TASK TO COMPLETE →
Transcribe every line from the top down to the line with "h in range(24)]", both ends included, but not the pictures.

[Start RECORDS FOR THIS EXERCISE]

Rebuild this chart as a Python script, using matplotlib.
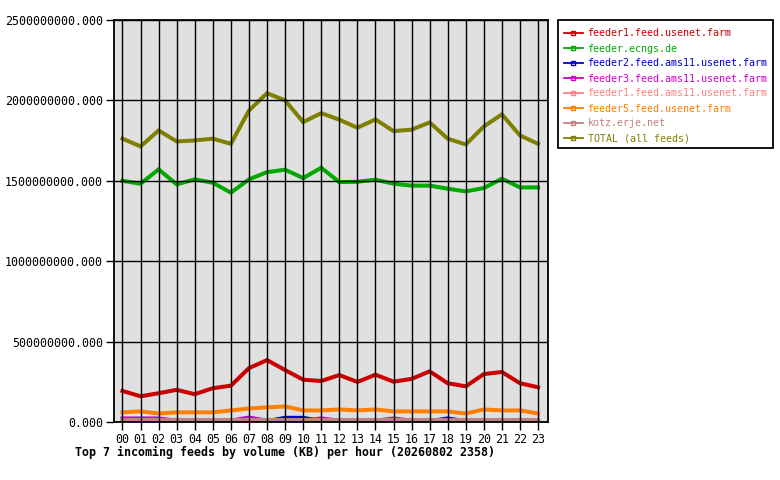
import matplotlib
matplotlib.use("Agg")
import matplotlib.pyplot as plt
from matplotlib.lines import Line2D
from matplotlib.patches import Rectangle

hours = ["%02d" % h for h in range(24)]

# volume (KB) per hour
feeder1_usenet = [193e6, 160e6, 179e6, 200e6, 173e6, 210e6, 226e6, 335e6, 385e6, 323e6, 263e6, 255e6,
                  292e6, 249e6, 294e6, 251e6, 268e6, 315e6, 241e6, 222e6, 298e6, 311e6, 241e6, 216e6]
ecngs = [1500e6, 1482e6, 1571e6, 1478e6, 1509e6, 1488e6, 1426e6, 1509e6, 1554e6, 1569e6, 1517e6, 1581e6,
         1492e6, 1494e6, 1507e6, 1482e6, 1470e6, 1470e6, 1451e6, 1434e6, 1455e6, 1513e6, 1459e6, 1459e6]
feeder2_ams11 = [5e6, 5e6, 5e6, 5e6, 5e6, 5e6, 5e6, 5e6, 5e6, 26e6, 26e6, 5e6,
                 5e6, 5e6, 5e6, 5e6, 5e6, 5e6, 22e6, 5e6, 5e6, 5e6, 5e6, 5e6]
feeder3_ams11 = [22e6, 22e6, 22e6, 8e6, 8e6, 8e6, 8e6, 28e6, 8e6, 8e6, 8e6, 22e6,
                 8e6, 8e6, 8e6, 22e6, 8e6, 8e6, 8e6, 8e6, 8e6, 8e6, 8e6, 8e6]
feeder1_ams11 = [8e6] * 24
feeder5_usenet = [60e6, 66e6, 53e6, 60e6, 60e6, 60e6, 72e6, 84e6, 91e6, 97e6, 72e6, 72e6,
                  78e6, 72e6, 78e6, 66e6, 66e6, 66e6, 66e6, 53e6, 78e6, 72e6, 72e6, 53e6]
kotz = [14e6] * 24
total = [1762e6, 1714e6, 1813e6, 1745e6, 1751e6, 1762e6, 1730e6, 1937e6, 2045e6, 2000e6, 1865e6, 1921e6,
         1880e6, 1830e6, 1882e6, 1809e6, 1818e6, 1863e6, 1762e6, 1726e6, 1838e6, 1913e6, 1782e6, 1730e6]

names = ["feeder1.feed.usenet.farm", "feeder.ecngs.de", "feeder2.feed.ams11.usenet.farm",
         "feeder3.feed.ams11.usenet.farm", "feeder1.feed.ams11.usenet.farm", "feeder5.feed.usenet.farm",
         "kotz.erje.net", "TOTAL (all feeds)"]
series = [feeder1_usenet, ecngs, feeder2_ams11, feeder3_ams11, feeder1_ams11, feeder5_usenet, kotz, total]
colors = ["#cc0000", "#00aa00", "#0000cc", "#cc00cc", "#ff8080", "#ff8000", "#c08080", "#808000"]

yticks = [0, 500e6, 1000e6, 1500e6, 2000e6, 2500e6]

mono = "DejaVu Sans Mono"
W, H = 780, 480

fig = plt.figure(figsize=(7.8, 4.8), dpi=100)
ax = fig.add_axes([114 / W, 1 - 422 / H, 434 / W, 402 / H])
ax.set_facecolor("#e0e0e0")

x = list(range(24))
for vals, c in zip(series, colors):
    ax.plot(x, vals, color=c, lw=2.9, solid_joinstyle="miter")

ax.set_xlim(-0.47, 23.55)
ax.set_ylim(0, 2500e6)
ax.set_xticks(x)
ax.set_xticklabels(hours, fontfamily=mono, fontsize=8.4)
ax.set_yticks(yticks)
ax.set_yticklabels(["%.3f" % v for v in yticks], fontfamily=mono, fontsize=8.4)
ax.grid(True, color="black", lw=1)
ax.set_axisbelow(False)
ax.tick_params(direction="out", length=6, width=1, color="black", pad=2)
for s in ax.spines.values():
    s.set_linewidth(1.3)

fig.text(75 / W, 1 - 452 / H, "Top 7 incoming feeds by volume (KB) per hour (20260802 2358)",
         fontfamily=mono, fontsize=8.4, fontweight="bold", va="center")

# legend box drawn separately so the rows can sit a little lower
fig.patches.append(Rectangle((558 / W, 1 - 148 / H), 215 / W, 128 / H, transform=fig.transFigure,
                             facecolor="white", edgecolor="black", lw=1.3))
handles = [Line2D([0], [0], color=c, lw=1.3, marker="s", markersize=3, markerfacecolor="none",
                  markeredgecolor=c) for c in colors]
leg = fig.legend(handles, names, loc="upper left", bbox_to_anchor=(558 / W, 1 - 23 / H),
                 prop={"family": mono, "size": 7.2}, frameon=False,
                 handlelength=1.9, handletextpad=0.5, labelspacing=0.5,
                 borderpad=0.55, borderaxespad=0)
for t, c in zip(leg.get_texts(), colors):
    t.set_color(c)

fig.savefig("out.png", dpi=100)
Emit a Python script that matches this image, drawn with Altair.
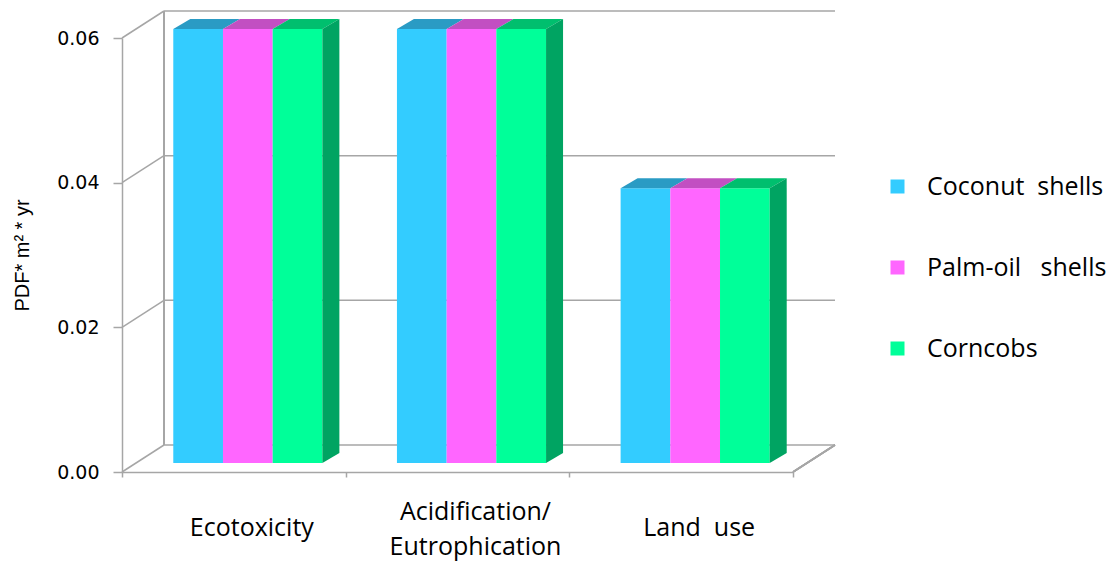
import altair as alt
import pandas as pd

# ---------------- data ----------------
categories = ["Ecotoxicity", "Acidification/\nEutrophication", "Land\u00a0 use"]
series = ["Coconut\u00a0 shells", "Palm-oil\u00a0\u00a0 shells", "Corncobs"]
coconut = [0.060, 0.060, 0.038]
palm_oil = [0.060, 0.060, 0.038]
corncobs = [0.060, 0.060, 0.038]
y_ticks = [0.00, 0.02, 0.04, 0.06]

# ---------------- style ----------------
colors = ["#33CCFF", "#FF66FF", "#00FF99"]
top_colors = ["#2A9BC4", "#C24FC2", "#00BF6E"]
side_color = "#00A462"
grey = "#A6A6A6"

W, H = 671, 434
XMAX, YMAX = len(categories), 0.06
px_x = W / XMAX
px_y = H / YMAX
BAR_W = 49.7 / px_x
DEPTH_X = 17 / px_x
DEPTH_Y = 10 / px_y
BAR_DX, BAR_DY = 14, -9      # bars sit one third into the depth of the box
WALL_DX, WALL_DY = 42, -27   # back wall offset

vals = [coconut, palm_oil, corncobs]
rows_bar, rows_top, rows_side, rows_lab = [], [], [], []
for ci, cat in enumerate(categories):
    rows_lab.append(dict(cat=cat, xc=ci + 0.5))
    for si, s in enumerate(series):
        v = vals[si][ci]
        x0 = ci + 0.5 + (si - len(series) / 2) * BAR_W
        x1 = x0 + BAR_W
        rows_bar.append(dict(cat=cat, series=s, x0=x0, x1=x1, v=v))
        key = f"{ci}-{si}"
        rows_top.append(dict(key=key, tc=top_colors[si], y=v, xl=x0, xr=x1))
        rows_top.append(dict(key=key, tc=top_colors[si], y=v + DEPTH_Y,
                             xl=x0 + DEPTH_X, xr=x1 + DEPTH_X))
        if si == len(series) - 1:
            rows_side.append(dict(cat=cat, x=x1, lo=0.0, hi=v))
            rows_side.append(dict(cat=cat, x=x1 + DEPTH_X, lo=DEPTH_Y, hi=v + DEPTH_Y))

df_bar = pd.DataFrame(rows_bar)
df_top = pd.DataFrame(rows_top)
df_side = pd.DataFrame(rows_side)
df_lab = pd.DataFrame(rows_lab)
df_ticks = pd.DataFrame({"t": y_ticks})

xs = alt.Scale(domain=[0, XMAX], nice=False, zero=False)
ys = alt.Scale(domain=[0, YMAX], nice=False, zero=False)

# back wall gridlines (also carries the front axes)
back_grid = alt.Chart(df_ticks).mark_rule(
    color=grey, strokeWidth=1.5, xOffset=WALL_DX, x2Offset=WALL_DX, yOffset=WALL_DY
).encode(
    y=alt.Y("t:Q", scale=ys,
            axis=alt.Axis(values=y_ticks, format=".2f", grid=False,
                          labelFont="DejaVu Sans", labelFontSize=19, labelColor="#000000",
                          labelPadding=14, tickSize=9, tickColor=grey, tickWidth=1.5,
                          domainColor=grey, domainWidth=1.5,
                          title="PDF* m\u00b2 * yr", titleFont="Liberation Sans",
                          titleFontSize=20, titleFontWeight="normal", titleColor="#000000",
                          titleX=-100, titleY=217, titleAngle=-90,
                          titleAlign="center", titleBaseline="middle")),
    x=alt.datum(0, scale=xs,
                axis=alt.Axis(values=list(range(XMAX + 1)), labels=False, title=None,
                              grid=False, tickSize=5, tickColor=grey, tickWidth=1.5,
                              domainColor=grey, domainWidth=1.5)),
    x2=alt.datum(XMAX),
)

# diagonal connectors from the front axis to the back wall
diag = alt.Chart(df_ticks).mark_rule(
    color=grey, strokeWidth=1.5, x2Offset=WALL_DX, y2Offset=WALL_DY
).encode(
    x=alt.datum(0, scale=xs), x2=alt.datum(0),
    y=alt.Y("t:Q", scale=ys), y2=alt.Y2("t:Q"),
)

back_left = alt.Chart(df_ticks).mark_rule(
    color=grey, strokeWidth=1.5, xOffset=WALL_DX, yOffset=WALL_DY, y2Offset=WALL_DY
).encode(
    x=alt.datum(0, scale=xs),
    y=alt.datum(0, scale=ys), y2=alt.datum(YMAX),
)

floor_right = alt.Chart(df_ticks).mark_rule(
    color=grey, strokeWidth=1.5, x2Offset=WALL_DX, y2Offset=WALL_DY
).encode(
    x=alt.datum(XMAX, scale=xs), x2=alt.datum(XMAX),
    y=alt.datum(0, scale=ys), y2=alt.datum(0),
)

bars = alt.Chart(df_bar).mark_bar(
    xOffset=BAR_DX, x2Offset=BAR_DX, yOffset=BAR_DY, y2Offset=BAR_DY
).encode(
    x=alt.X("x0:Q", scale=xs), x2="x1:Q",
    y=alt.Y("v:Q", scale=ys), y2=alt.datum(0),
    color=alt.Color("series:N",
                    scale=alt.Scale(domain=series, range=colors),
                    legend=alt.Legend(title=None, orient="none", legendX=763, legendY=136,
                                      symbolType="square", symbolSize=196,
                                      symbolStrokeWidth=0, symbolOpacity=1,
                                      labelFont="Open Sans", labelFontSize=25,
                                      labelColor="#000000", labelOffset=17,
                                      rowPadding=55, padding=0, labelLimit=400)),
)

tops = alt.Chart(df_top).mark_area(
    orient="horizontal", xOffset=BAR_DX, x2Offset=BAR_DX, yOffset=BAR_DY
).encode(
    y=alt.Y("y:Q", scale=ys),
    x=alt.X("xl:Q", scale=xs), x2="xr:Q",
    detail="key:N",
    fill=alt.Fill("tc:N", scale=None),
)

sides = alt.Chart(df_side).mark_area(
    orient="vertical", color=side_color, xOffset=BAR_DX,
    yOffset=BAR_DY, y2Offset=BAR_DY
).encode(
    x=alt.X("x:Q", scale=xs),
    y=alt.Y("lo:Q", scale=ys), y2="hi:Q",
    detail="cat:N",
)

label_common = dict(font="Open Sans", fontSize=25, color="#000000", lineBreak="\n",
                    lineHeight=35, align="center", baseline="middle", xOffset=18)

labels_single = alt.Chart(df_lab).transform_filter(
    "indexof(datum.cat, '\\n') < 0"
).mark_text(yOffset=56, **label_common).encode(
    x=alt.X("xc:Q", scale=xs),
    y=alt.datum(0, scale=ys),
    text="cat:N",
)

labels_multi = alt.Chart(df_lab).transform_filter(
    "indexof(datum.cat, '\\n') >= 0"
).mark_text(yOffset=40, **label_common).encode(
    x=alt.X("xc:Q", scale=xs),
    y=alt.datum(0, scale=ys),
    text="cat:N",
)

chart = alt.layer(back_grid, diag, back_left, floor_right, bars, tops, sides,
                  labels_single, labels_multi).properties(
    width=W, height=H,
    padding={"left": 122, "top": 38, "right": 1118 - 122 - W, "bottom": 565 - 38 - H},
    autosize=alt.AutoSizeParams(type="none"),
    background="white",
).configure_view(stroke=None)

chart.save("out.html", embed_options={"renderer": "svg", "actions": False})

[End RECORDS FOR THIS EXERCISE]

SOLUTION TO THIS TASK →
Rebuild this chart as a Python script, using matplotlib.
import matplotlib
matplotlib.use("Agg")
import matplotlib.pyplot as plt
from matplotlib.lines import Line2D
from matplotlib.patches import Rectangle

hours = ["%02d" % h for h in range(24)]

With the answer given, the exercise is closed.